> _Stated exercise_: Set down the material below word for word, excluding the pictures.

> _Dataset excerpt_:
────────────────────────────────────────

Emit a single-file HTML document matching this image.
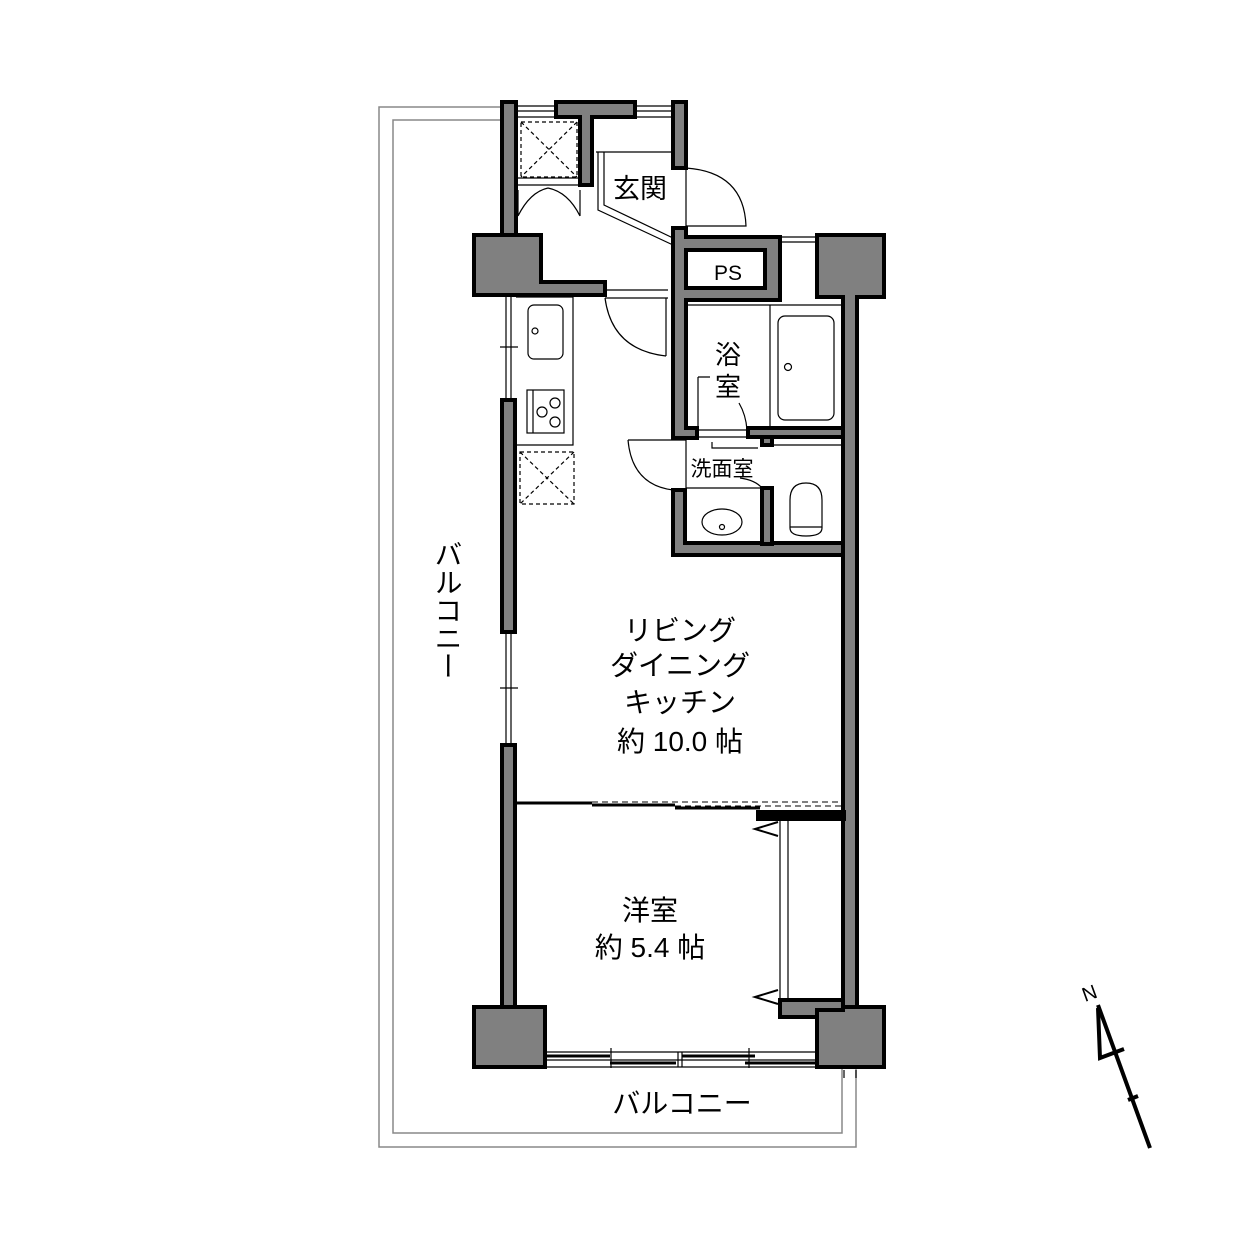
<!DOCTYPE html>
<html><head><meta charset="utf-8"><style>
html,body{margin:0;padding:0;background:#fff}
svg{display:block}
text{font-family:"Liberation Sans","Noto Sans CJK JP",sans-serif;fill:#000}
</style></head><body>
<svg width="1252" height="1252" viewBox="0 0 1252 1252" xmlns="http://www.w3.org/2000/svg">
<path d="M502 107 H379 V1147 H856 V1068" fill="none" stroke="#888" stroke-width="1.5"/>
<path d="M502 120 H393 V1133 H842 V1068" fill="none" stroke="#888" stroke-width="1.5"/>
<g fill="none" stroke="#000" stroke-width="1.2">
<path d="M516 106 H556 M516 111 H556 M516 117 H556 M635 106 H673 M635 111 H673 M635 117 H673"/>
<path d="M780 237 H817 M780 242 H817"/>
</g>
<g stroke="#000" stroke-width="4" fill="#808080">
<rect x="502" y="102" width="14" height="133"/>
<path d="M474 235 H541 V282 H605 V295 H474 Z"/>
<path d="M556 102 H635 V117 H592 V185 H580 V117 H556 Z"/>
<rect x="673" y="102" width="13" height="66"/>
<rect x="502" y="400" width="13" height="232"/>
<rect x="502" y="745" width="13" height="265"/>
<path d="M673 228 H686 V237 H780 V300 H686 V428 H697 V438 H673 Z"/>
<path d="M673 490 H685 V543 H843 V555 H673 Z"/>
<path d="M817 235 H884 V297 H857 V1010 H843 V297 H817 Z"/>
<rect x="748" y="428" width="95" height="9"/>
<rect x="762" y="437" width="10" height="8"/>
<rect x="762" y="488" width="10" height="56"/>
<path d="M474 1007 H545 V1067 H474 Z"/>
<path d="M817 1007 H884 V1067 H817 Z"/>
<path d="M780 1000 H843 V1010 H817 V1017 H780 Z"/>
<rect x="758" y="812" width="86" height="7" fill="#000"/>
</g>
<rect x="686" y="250" width="79" height="38" fill="#fff" stroke="#000" stroke-width="4"/>
<text x="728" y="280" font-size="21" text-anchor="middle">PS</text>
<g fill="none" stroke="#000" stroke-width="1.2">
<rect x="521" y="122" width="56" height="55" stroke-dasharray="4 3"/>
<path d="M521 122 L577 177 M577 122 L521 177" stroke-dasharray="4 3"/>
<path d="M518 178 H580 M518 185 H580"/>
<path d="M518 216 Q530 192 548 188 M580 216 Q568 192 548 188 M518 190 V216 M580 190 V216"/>
<path d="M596 152 H673 M598 152 V210 L673 245 M604 152 V205 L673 238"/>
<path d="M686 168 V226 M686 168 Q744 172 746 226 H686"/>
<path d="M605 290 H668 M605 298 H668 M666 298 V356 M605 298 Q612 350 666 356"/>
<path d="M516 297 H573 V445 H516"/>
<rect x="528" y="305" width="35" height="54" rx="6"/>
<circle cx="535" cy="331" r="3"/>
<rect x="527" y="390" width="37" height="43"/>
<path d="M533 390 V433"/>
<circle cx="555" cy="403" r="5"/><circle cx="542" cy="412" r="5"/><circle cx="555" cy="422" r="5"/>
<rect x="520" y="452" width="54" height="52" stroke-dasharray="4 3"/>
<path d="M520 452 L574 504 M574 452 L520 504" stroke-dasharray="4 3"/>
<path d="M506 297 V400 M511 297 V400 M500 347 H518 M506 632 V745 M511 632 V745 M500 688 H518"/>
<path d="M770 305 V430 M686 305 H843"/>
<rect x="778" y="316" width="56" height="104" rx="7"/>
<circle cx="788" cy="367" r="3.5"/>
<path d="M698 377 H710 M698 377 V430 M739 403 Q746 415 747 430 M697 430 H748 M697 437 H748"/>
<path d="M686 440 V488 M686 488 H762 M712 442 V448 H758 M740 478 Q755 480 762 488"/>
<path d="M628 440 H686 M628 440 Q632 485 673 490"/>
<ellipse cx="722" cy="522" rx="20" ry="13"/>
<circle cx="722" cy="527" r="2.5"/>
<path d="M772 445 H843"/>
<path d="M790 528 V500 Q790 483 806 483 Q822 483 822 500 V528 Q822 536 806 536 Q790 536 790 528 M790 527 H822"/>
<path d="M516 803 H592" stroke-width="3"/>
<path d="M592 805 H675 M675 808 H760" stroke-width="3"/>
<path d="M592 802 H843 M675 806 H843" stroke-dasharray="6 4" stroke-width="1"/>
<path d="M780 819 V1000 M788 819 V1000"/>
<path d="M778 822 L755 829 L778 836 M778 990 L755 997 L778 1004" stroke-width="2"/>
<path d="M545 1052 H817 M545 1060 H817 M545 1067 H817"/>
<path d="M545 1056 H610 M610 1063 H676 M682 1056 H755 M745 1063 H817" stroke-width="3"/>
<path d="M611 1048 V1068 M749 1048 V1068 M678 1052 V1067 M682 1052 V1067"/>
<path d="M844 1070 V1078 M856 1070 V1078"/>
<path d="M1098 1005 L1150 1148" stroke-width="4"/>
<path d="M1098 1008 L1100 1058 L1124 1049 M1128 1100 L1138 1096" stroke-width="4"/>
</g>
<text x="1082" y="999" font-size="20" transform="rotate(-20 1092 992)">N</text>
<text x="640" y="198" font-size="27" text-anchor="middle">玄関</text>
<text x="728" y="364" font-size="26" text-anchor="middle">浴</text>
<text x="728" y="396" font-size="26" text-anchor="middle">室</text>
<text x="722" y="476" font-size="21" text-anchor="middle">洗面室</text>
<g font-size="28" text-anchor="middle">
<text x="680" y="640">リビング</text>
<text x="680" y="675">ダイニング</text>
<text x="680" y="712">キッチン</text>
<text x="680" y="751">約 10.0 帖</text>
<text x="650" y="920">洋室</text>
<text x="650" y="957">約 5.4 帖</text>
<text x="682" y="1113">バルコニー</text>
</g>
<text x="447" y="540" font-size="28" style="writing-mode:vertical-rl">バルコニー</text>
</svg>
</body></html>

────────────────────────────────────────

> _Expected answer_:
Emit a single-file HTML document matching this image.
<!DOCTYPE html>
<html><head><meta charset="utf-8"><style>
html,body{margin:0;padding:0;background:#fff}
svg{display:block}
text{font-family:"Liberation Sans","Noto Sans CJK JP",sans-serif;fill:#000}
</style></head><body>
<svg width="1252" height="1252" viewBox="0 0 1252 1252" xmlns="http://www.w3.org/2000/svg">
<path d="M502 107 H379 V1147 H856 V1068" fill="none" stroke="#888" stroke-width="1.5"/>
<path d="M502 120 H393 V1133 H842 V1068" fill="none" stroke="#888" stroke-width="1.5"/>
<g fill="none" stroke="#000" stroke-width="1.2">
<path d="M516 106 H556 M516 111 H556 M516 117 H556 M635 106 H673 M635 111 H673 M635 117 H673"/>
<path d="M780 237 H817 M780 242 H817"/>
</g>
<g stroke="#000" stroke-width="4" fill="#808080">
<rect x="502" y="102" width="14" height="133"/>
<path d="M474 235 H541 V282 H605 V295 H474 Z"/>
<path d="M556 102 H635 V117 H592 V185 H580 V117 H556 Z"/>
<rect x="673" y="102" width="13" height="66"/>
<rect x="502" y="400" width="13" height="232"/>
<rect x="502" y="745" width="13" height="265"/>
<path d="M673 228 H686 V237 H780 V300 H686 V428 H697 V438 H673 Z"/>
<path d="M673 490 H685 V543 H843 V555 H673 Z"/>
<path d="M817 235 H884 V297 H857 V1010 H843 V297 H817 Z"/>
<rect x="748" y="428" width="95" height="9"/>
<rect x="762" y="437" width="10" height="8"/>
<rect x="762" y="488" width="10" height="56"/>
<path d="M474 1007 H545 V1067 H474 Z"/>
<path d="M817 1007 H884 V1067 H817 Z"/>
<path d="M780 1000 H843 V1010 H817 V1017 H780 Z"/>
<rect x="758" y="812" width="86" height="7" fill="#000"/>
</g>
<rect x="686" y="250" width="79" height="38" fill="#fff" stroke="#000" stroke-width="4"/>
<text x="728" y="280" font-size="21" text-anchor="middle">PS</text>
<g fill="none" stroke="#000" stroke-width="1.2">
<rect x="521" y="122" width="56" height="55" stroke-dasharray="4 3"/>
<path d="M521 122 L577 177 M577 122 L521 177" stroke-dasharray="4 3"/>
<path d="M518 178 H580 M518 185 H580"/>
<path d="M518 216 Q530 192 548 188 M580 216 Q568 192 548 188 M518 190 V216 M580 190 V216"/>
<path d="M596 152 H673 M598 152 V210 L673 245 M604 152 V205 L673 238"/>
<path d="M686 168 V226 M686 168 Q744 172 746 226 H686"/>
<path d="M605 290 H668 M605 298 H668 M666 298 V356 M605 298 Q612 350 666 356"/>
<path d="M516 297 H573 V445 H516"/>
<rect x="528" y="305" width="35" height="54" rx="6"/>
<circle cx="535" cy="331" r="3"/>
<rect x="527" y="390" width="37" height="43"/>
<path d="M533 390 V433"/>
<circle cx="555" cy="403" r="5"/><circle cx="542" cy="412" r="5"/><circle cx="555" cy="422" r="5"/>
<rect x="520" y="452" width="54" height="52" stroke-dasharray="4 3"/>
<path d="M520 452 L574 504 M574 452 L520 504" stroke-dasharray="4 3"/>
<path d="M506 297 V400 M511 297 V400 M500 347 H518 M506 632 V745 M511 632 V745 M500 688 H518"/>
<path d="M770 305 V430 M686 305 H843"/>
<rect x="778" y="316" width="56" height="104" rx="7"/>
<circle cx="788" cy="367" r="3.5"/>
<path d="M698 377 H710 M698 377 V430 M739 403 Q746 415 747 430 M697 430 H748 M697 437 H748"/>
<path d="M686 440 V488 M686 488 H762 M712 442 V448 H758 M740 478 Q755 480 762 488"/>
<path d="M628 440 H686 M628 440 Q632 485 673 490"/>
<ellipse cx="722" cy="522" rx="20" ry="13"/>
<circle cx="722" cy="527" r="2.5"/>
<path d="M772 445 H843"/>
<path d="M790 528 V500 Q790 483 806 483 Q822 483 822 500 V528 Q822 536 806 536 Q790 536 790 528 M790 527 H822"/>
<path d="M516 803 H592" stroke-width="3"/>
<path d="M592 805 H675 M675 808 H760" stroke-width="3"/>
<path d="M592 802 H843 M675 806 H843" stroke-dasharray="6 4" stroke-width="1"/>
<path d="M780 819 V1000 M788 819 V1000"/>
<path d="M778 822 L755 829 L778 836 M778 990 L755 997 L778 1004" stroke-width="2"/>
<path d="M545 1052 H817 M545 1060 H817 M545 1067 H817"/>
<path d="M545 1056 H610 M610 1063 H676 M682 1056 H755 M745 1063 H817" stroke-width="3"/>
<path d="M611 1048 V1068 M749 1048 V1068 M678 1052 V1067 M682 1052 V1067"/>
<path d="M844 1070 V1078 M856 1070 V1078"/>
<path d="M1098 1005 L1150 1148" stroke-width="4"/>
<path d="M1098 1008 L1100 1058 L1124 1049 M1128 1100 L1138 1096" stroke-width="4"/>
</g>
<text x="1082" y="999" font-size="20" transform="rotate(-20 1092 992)">N</text>
<text x="640" y="198" font-size="27" text-anchor="middle">玄関</text>
<text x="728" y="364" font-size="26" text-anchor="middle">浴</text>
<text x="728" y="396" font-size="26" text-anchor="middle">室</text>
<text x="722" y="476" font-size="21" text-anchor="middle">洗面室</text>
<g font-size="28" text-anchor="middle">
<text x="680" y="640">リビング</text>
<text x="680" y="675">ダイニング</text>
<text x="680" y="712">キッチン</text>
<text x="680" y="751">約 10.0 帖</text>
<text x="650" y="920">洋室</text>
<text x="650" y="957">約 5.4 帖</text>
<text x="682" y="1113">バルコニー</text>
</g>
<text x="447" y="540" font-size="28" style="writing-mode:vertical-rl">バルコニー</text>
</svg>
</body></html>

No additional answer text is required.